I thought I’d write my first post here about the book World War Z: An Oral History of the Zombie War, by Max Brooks. I only recently read World War Z, but it was originally published in 2006. Before I get started talking about the book itself, I’d like to mention a couple of things about how I read books. (This is my first post, after all.)
I like to read hardcover editions of books. I’ll read paperbacks if I have to, but for me, a real book has a hard cover and a certain amount of weight. Mass market paperbacks (the kind you buy in the airport) have print that’s almost too small to read, and trade paperbacks vary pretty widely in construction. It’s the hardcover books that I like to hold in my hand and read. And don’t even get me started on the Kindle or the Nook or any of those related projects. I’ve got no interest in reading books on such a device. I spend enough time in front of a computer when I’m working.
Anyway, back to World War Z. If you haven’t read it and don’t know anything about it, World War Z is a post-apocalyptic novel about a zombie apocalypse. Although it’s not really a novel at all; it’s actually a collection of short stories written in a style very similar to that of Studs Terkel. If you don’t know who he was, Studs Terkel is famous for writing books based on oral histories of Americans. In other words, he’d interview people who’d lived during certain historical events and times, and then he would publish those interviews in a book. Working and The Good War are probably his two most famous books.
Anyway, the narrator of World War Z is a Studs Terkel type who is interviewing people who lived through the zombie apocalypse. The stories come from everywhere in the world, including China, South Africa, Israel, and the United States, among others. Some stories describe what went on in the halls of power during the zombie war. Others describe what ordinary people went through during the zombie war. And some chapters describe some of the battles from the perspective of the soldiers who participated in those battles.

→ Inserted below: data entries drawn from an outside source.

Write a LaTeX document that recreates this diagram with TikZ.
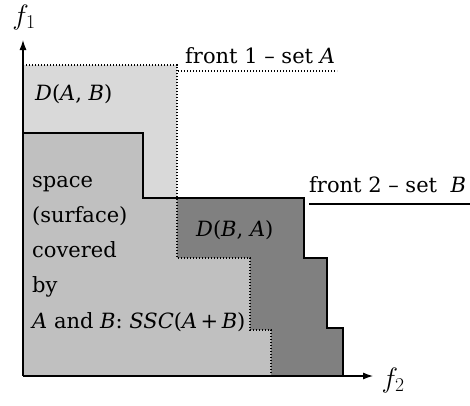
\RequirePackage{fix-cm}
\documentclass[tikz,border=0pt]{standalone}
\usepackage{fontspec}
\setmainfont{DejaVu Serif}
\usetikzlibrary{arrows.meta}

\definecolor{lightfill}{RGB}{217,217,217}
\definecolor{midfill}{RGB}{192,192,192}
\definecolor{darkfill}{RGB}{128,128,128}

\newcommand\vr[1]{\textit{#1}}

\tikzset{
  axis/.style={line width=1.1pt, -{Latex[length=10pt,width=7pt]}},
  frontA/.style={line width=1.6pt, dash pattern=on 1.4pt off 1.6pt},
  frontB/.style={line width=2.4pt},
  lbl/.style={inner sep=0pt, font=\fontsize{21}{35}\selectfont},
  axlbl/.style={inner sep=0pt, font=\fontsize{28}{34}\selectfont},
}

\begin{document}
\begin{tikzpicture}[x=1pt,y=-1pt]
  \useasboundingbox (0,0) rectangle (470,405);

  % region dominated by front 1 (set A)
  \fill[lightfill] (23,376) -- (23,65) -- (177,65) -- (177,258) -- (250,258)
    -- (250,330) -- (271,330) -- (271,376) -- cycle;
  % region dominated by front 2 (set B)
  \fill[darkfill] (23,376) -- (23,133) -- (143,133) -- (143,198) -- (304,198)
    -- (304,258) -- (327,258) -- (327,328) -- (343,328) -- (343,376) -- cycle;
  % region dominated by both fronts
  \fill[midfill] (23,376) -- (23,133) -- (143,133) -- (143,198) -- (177,198)
    -- (177,258) -- (250,258) -- (250,330) -- (271,330) -- (271,376) -- cycle;

  % front 1: dotted staircase and its label line
  \draw[frontA] (23,65) -- (177,65) -- (177,258) -- (250,258) -- (250,330)
    -- (271,330) -- (271,376);
  \draw[frontA] (178,71) -- (337,71);

  % front 2: solid staircase and its label line
  \draw[frontB] (23,133) -- (143,133) -- (143,198) -- (304,198) -- (304,258)
    -- (327,258) -- (327,328) -- (343,328) -- (343,376);
  \draw[frontB] (309,204) -- (470,204);

  % axes
  \coordinate (O) at (23,376);
  \coordinate (ytip) at (23,40);
  \coordinate (xtip) at (373,376);
  \draw[axis] (O) -- (ytip);
  \draw[axis] (O) -- (xtip);
  \node[axlbl] (f1lbl) at (24,17) {$f_1$};
  \node[axlbl] (f2lbl) at (393,380) {$f_2$};

  % labels
  \node[lbl, anchor=base west] (frontAlbl) at (185,63) {front 1 – set \vr{A}};
  \node[lbl, anchor=base west] (frontBlbl) at (309,192) {front 2 – set\ \ \vr{B}};
  \node[lbl, anchor=base west] (dab) at (35,100) {\vr{D}(\vr{A}, \vr{B})};
  \node[lbl, anchor=base west] (dba) at (196,236) {\vr{D}(\vr{B}, \vr{A})};

  \node[lbl, anchor=base west] (ssc1) at (32,187) {space};
  \node[lbl, anchor=base west] (ssc2) at (32,222) {(surface)};
  \node[lbl, anchor=base west] (ssc3) at (32,257) {covered};
  \node[lbl, anchor=base west] (ssc4) at (32,292) {by};
  \node[lbl, anchor=base west] (ssc5) at (32,328)
    {\vr{A} and \vr{B}: \vr{SSC}(\vr{A}\,+\,\vr{B})};
\end{tikzpicture}
\end{document}
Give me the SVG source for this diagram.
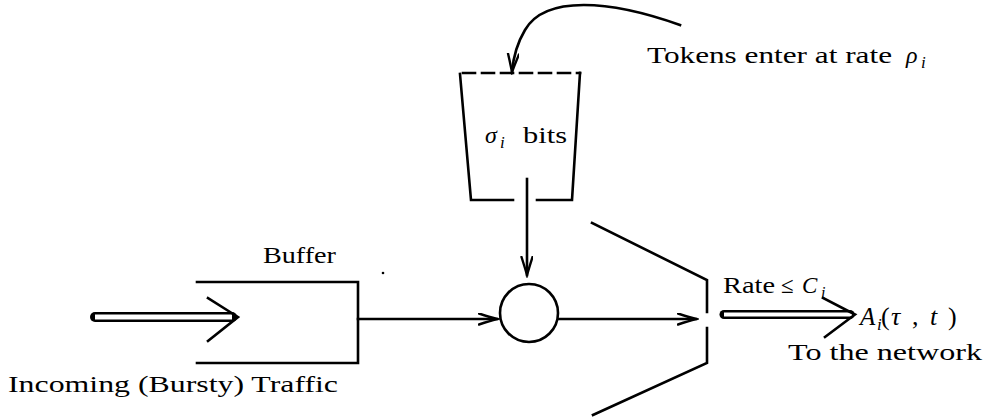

Zombie movies have traditionally been used as metaphors for other societal problems. This goes back as far as George Romero’s original zombie movie, Night of the Living Dead. World War Z participates in this tradition, with sly commentary about survivalists, the rich, and the government. The characters in the book seem authentic, and the prose is well-written. World War Z is a fine novel that I enjoyed very much, and I look forward to seeing the movie when it comes out.